Die von I. Pawlow eingeleitete physiologische Arbeitsrichtung wandelte sich, begründet durch J. B. Watson, in die Schule der „experimentellen Psychologie“ (Behaviorismus). Während der experimentelle Ansatz allgemein Eingang in die Verhaltensforschung gefunden hat, blieb die hauptsächlich auf den amerikanischen Raum beschränkte, streng milieutheoretisch orientierte Denkrichtung des Behaviorismus ohne internationale Anerkennung.
Arbeitsrichtungen
Die Ethologie entwickelte sich aus der vergleichend morphologischen Betrachtungsweise mit stammesgeschichtlicher Ausrichtung (vergleichende Verhaltensforschung). Ausgehend von der Beobachtung am tierischen Objekt (deskriptive Ethologie), steht der Artvergleich unter Einbeziehung ökologischer Aspekte im Vordergrund. Besondere Berücksichtigung finden im Hinblick auf die Evolution die angeborenen Teile des Verhaltens (Überlebenswert), das hierauf beruhende Instinktkonzept und die Individualentwicklung (Ontogenese). Die Erbkoordination (ererbtes Verhalten) wird als gleich bedeutendes Artmerkmal gegenüber morphologischen und physiologischen Merkmalen gesehen (sog. „klassische Verhaltensforschung“).

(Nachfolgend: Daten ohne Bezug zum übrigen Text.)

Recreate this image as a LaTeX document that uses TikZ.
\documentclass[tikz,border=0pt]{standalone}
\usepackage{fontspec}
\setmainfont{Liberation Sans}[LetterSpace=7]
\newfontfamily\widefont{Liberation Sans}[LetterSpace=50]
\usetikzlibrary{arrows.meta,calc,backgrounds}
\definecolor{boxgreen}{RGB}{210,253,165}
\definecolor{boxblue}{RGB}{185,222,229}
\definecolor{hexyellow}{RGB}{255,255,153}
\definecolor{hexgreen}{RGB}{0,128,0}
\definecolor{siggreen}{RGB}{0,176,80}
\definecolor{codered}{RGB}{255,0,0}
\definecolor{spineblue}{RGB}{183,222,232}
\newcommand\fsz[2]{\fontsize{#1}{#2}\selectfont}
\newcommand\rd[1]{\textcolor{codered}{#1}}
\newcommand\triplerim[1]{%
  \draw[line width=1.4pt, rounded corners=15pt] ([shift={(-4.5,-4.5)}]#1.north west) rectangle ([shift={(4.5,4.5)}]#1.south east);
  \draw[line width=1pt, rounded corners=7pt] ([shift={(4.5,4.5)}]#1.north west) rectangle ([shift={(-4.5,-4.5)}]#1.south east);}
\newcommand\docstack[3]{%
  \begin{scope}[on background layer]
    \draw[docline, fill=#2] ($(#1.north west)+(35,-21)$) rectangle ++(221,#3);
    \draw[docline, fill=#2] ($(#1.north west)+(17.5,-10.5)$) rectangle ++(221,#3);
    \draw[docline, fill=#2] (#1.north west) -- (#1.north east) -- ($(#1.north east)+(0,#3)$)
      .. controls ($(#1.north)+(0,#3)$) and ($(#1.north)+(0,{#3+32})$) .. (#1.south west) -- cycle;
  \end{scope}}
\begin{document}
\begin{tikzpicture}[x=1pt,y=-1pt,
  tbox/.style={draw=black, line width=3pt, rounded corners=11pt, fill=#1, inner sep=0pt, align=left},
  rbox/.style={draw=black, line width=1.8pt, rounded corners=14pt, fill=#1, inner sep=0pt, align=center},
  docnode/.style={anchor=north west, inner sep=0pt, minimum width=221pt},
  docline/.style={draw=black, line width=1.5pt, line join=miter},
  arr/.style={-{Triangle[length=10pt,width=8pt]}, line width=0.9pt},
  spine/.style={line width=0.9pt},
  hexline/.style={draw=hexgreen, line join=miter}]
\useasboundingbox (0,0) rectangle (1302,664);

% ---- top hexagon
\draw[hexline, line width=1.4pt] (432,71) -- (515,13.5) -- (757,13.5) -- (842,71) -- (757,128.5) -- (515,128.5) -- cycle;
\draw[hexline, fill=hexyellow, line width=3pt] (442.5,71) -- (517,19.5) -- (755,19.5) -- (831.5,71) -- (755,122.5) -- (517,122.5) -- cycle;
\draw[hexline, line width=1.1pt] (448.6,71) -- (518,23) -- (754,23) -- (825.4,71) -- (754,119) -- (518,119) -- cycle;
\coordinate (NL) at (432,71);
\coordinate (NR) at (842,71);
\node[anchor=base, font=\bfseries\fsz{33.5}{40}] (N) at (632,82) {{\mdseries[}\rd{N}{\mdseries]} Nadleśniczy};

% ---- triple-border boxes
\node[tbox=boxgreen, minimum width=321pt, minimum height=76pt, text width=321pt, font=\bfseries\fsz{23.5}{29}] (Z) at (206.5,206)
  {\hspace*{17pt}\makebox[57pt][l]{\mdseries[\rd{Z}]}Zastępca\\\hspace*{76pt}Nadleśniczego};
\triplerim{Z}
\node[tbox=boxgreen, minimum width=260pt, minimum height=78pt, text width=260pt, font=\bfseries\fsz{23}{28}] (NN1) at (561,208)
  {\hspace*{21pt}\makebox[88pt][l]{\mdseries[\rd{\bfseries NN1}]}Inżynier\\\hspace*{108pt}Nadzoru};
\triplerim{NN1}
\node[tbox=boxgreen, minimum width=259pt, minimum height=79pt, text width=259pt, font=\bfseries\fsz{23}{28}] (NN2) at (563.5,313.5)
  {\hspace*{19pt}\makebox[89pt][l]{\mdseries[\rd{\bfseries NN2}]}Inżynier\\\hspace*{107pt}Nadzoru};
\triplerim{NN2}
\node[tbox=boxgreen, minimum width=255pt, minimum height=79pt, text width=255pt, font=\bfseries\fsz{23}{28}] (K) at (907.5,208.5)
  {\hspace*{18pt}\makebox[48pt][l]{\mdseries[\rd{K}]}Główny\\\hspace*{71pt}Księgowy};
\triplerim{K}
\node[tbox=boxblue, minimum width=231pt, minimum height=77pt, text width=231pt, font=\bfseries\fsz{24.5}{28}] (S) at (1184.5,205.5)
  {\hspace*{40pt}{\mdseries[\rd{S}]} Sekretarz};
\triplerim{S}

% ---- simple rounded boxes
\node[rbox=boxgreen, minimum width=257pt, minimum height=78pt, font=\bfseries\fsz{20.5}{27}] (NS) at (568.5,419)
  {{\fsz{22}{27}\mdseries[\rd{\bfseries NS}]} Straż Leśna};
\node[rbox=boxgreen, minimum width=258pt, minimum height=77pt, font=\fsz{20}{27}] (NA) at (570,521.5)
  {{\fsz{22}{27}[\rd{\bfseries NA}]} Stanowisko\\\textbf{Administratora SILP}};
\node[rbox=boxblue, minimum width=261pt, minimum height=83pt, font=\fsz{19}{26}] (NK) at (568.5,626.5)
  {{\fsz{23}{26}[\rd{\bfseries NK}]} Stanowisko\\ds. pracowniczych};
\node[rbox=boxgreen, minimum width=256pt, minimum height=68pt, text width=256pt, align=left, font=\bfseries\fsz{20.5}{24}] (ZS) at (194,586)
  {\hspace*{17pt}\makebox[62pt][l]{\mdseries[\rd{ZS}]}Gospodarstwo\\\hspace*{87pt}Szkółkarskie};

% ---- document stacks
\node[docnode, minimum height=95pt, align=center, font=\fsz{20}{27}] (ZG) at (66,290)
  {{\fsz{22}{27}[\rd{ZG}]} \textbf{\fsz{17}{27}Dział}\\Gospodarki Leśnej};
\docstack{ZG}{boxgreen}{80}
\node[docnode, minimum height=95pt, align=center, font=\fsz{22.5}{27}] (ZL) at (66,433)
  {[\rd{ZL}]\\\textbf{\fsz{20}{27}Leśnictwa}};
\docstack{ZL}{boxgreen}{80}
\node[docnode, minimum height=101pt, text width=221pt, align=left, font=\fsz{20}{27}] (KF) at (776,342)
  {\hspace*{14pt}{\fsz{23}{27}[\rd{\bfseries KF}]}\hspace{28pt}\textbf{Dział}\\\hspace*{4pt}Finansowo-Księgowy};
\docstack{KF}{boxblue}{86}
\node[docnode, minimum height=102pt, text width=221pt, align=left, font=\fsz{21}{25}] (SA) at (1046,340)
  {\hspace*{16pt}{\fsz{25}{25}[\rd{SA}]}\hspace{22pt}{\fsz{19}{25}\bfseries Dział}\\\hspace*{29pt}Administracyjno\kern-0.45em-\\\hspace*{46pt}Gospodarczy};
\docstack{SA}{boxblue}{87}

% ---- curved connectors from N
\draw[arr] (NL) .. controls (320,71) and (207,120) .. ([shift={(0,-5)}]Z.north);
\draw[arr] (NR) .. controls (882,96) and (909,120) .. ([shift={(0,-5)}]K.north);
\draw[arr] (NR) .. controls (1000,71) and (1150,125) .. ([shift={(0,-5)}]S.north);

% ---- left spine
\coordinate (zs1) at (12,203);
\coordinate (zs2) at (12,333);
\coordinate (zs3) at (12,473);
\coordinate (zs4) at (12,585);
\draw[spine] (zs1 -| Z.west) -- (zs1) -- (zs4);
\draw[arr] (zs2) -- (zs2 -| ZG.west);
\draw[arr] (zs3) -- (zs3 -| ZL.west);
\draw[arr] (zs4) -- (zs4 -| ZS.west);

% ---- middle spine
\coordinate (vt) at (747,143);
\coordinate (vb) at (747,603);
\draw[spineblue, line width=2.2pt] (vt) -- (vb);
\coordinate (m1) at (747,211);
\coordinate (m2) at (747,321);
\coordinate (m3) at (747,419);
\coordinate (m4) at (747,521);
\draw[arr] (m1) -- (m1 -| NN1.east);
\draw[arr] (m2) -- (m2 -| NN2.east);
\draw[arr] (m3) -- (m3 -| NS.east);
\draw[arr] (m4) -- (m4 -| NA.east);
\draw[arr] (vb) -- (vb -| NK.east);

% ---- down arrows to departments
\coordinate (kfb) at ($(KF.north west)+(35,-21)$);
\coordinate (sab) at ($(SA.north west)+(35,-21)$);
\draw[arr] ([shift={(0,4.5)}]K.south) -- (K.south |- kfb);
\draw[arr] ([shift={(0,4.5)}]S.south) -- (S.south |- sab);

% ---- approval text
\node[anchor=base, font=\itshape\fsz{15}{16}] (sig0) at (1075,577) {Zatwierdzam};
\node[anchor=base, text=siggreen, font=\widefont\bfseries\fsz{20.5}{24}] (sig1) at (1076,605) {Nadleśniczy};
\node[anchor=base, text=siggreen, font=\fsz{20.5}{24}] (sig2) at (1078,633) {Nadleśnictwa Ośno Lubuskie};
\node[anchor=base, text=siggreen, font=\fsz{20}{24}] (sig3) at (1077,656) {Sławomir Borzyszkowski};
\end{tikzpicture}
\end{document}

Der Behaviorismus beruft sich auf die Objektivierbarkeit von Reiz-Reaktions-Beziehungen. Hauptsächlich wird untersucht, unter welchen im Labor messbaren Bedingungen bestimmte Verhaltensabläufe eintreten und welche Faktoren eine Abschwächung oder Verstärkung der Reaktion auslösen. Hiermit ist der Untersuchungsansatz zwar auf wenige Labortiere begrenzt, kann jedoch zur Klärung wichtiger Fragestellungen beitragen. Im krassen Gegensatz zur Ethologie steht dabei die extrem milieutheoretisch orientierte Denkrichtung des Behaviorismus. Hiernach werden angeborene Verhaltensweisen mit Ausnahme der einfachsten Reflexe abgelehnt. Ausgehend von einer gleichen Ausstattung der Organismen bei der Geburt, sollen Verhaltensabläufe als Ergebnis von Lernvorgängen ausschließlich durch Umwelteinflüsse bestimmt sein.

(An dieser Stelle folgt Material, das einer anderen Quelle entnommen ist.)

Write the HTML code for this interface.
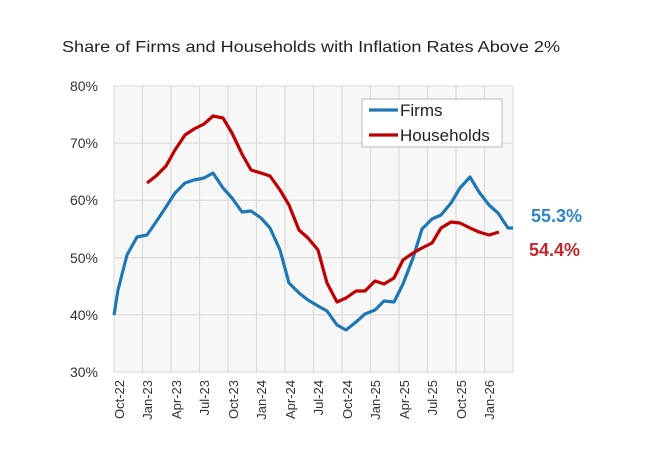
<!DOCTYPE html>
<html><head><meta charset="utf-8"><style>body{margin:0;background:#fff}svg{display:block}</style></head>
<body>
<svg width="646" height="450" xmlns="http://www.w3.org/2000/svg" font-family="Liberation Sans, sans-serif">
<text x="62" y="52" font-size="16" fill="#222" textLength="498" lengthAdjust="spacingAndGlyphs">Share of Firms and Households with Inflation Rates Above 2%</text>
<rect x="114" y="86" width="399" height="286" fill="#f7f7f7" stroke="#d9d9d9"/>
<g stroke="#dcdcdc" stroke-width="1.2">
<line x1="114" y1="143.2" x2="513" y2="143.2"/><line x1="114" y1="200.4" x2="513" y2="200.4"/><line x1="114" y1="257.6" x2="513" y2="257.6"/><line x1="114" y1="314.8" x2="513" y2="314.8"/>
<line x1="142.5" y1="86" x2="142.5" y2="372"/><line x1="171" y1="86" x2="171" y2="372"/><line x1="199.5" y1="86" x2="199.5" y2="372"/><line x1="228" y1="86" x2="228" y2="372"/><line x1="256.5" y1="86" x2="256.5" y2="372"/><line x1="285" y1="86" x2="285" y2="372"/><line x1="313.5" y1="86" x2="313.5" y2="372"/><line x1="342" y1="86" x2="342" y2="372"/><line x1="370.5" y1="86" x2="370.5" y2="372"/><line x1="399" y1="86" x2="399" y2="372"/><line x1="427.5" y1="86" x2="427.5" y2="372"/><line x1="456" y1="86" x2="456" y2="372"/><line x1="484.5" y1="86" x2="484.5" y2="372"/>
</g>
<g font-size="14" fill="#333" text-anchor="end">
<text x="98" y="91">80%</text><text x="98" y="148">70%</text><text x="98" y="205">60%</text><text x="98" y="263">50%</text><text x="98" y="320">40%</text><text x="98" y="377">30%</text>
</g>
<g font-size="13" fill="#333" text-anchor="end">
<text transform="translate(124,380) rotate(-90)">Oct-22</text>
<text transform="translate(152,380) rotate(-90)">Jan-23</text>
<text transform="translate(181,380) rotate(-90)">Apr-23</text>
<text transform="translate(209,380) rotate(-90)">Jul-23</text>
<text transform="translate(238,380) rotate(-90)">Oct-23</text>
<text transform="translate(266,380) rotate(-90)">Jan-24</text>
<text transform="translate(295,380) rotate(-90)">Apr-24</text>
<text transform="translate(323,380) rotate(-90)">Jul-24</text>
<text transform="translate(352,380) rotate(-90)">Oct-24</text>
<text transform="translate(380,380) rotate(-90)">Jan-25</text>
<text transform="translate(409,380) rotate(-90)">Apr-25</text>
<text transform="translate(437,380) rotate(-90)">Jul-25</text>
<text transform="translate(466,380) rotate(-90)">Oct-25</text>
<text transform="translate(494,380) rotate(-90)">Jan-26</text>
</g>
<polyline fill="none" stroke="#1f77b4" stroke-width="3.2" stroke-linejoin="round" points="114,315 118,290 127,255 137,237 147,235 156,222 166,207 175,193 185,183 194,180 204,178 213,173 223,188 232,198 242,212 251,211 261,218 270,228 280,250 289,283 299,293 308,300 318,306 327,311 337,325 346,330 356,322 365,314 375,310 384,301 394,302 403,284 413,258 422,229 432,219 441,215 451,203 460,188 470,177 479,192 489,205 498,213 508,228 513,228"/>
<polyline fill="none" stroke="#c00000" stroke-width="3.2" stroke-linejoin="round" points="147,183 156,176 166,166 175,150 185,135 194,129 204,124 213,116 223,118 232,133 242,154 251,170 261,173 270,176 280,190 289,205 299,230 308,238 318,250 327,283 337,302 346,298 356,291 365,291 375,281 384,284 394,278 403,260 413,253 422,248 432,243 441,228 451,222 460,223 470,228 479,232 489,235 499,232"/>
<rect x="362" y="99" width="140" height="48" fill="#fff" stroke="#bbb"/>
<line x1="369" y1="110" x2="398" y2="110" stroke="#1f77b4" stroke-width="3.2"/>
<line x1="369" y1="135" x2="398" y2="135" stroke="#c00000" stroke-width="3.2"/>
<text x="400" y="116" font-size="17" fill="#222">Firms</text>
<text x="400" y="141" font-size="17" fill="#222">Households</text>
<text x="531" y="222" font-size="18" font-weight="bold" fill="#2e86c1">55.3%</text>
<text x="529" y="256" font-size="18" font-weight="bold" fill="#c0282d">54.4%</text>
</svg>
</body></html>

Die vergleichende Verhaltenspsychologie nimmt eine vermittelnde Position ein. Nachdem zunächst mit dem behavioristischen Denkansatz ein Vergleich des Verhaltens verschiedener Tierarten einschließlich des Menschen erreicht werden sollte, erfolgte wegen des Scheiterns am „unbiologischen Modell“ eine Annäherung an die ethologischen Untersuchungsmethoden.
Heute greifen die verschiedenen Teildisziplinen der Verhaltensforschung sehr eng ineinander. Das Nebeneinander von angeborenen, erfahrungsbedingten und einsichtigen Verhaltensweisen wird anerkannt, ohne die Positionen der vergleichenden Verhaltensforschung aufgeben zu müssen. Damit hat der Begriff Ethologie eine umfassende Erweiterung erfahren. Er ist anwendbar auf Mensch (Humanethologie) und Tier (Tierethologie) und schließt nachfolgende Arbeitsgebiete ein:
Verhaltensembryologie, die Untersuchung der Entwicklung des Verhaltens vor der Geburt oder vor dem Schlüpfen aus dem Ei im Hinblick auf angeborene und umweltbedingte Verhaltensanteile; Verhaltensgenetik, der Nachweis der Vererbung von Erbfaktoren, die das Verhalten beeinflussen; Verhaltensphylogenetik, die Ermittlung stammesgeschichtlicher Zusammenhänge; Verhaltensökologie, Öko-Ethologie, die Untersuchung der Zusammenhänge zwischen dem Verhalten einer Tierart und ihrer belebten und unbelebten Umwelt; Verhaltensphysiologie, die Erforschung der physiologischen Grundlagen des Verhaltens.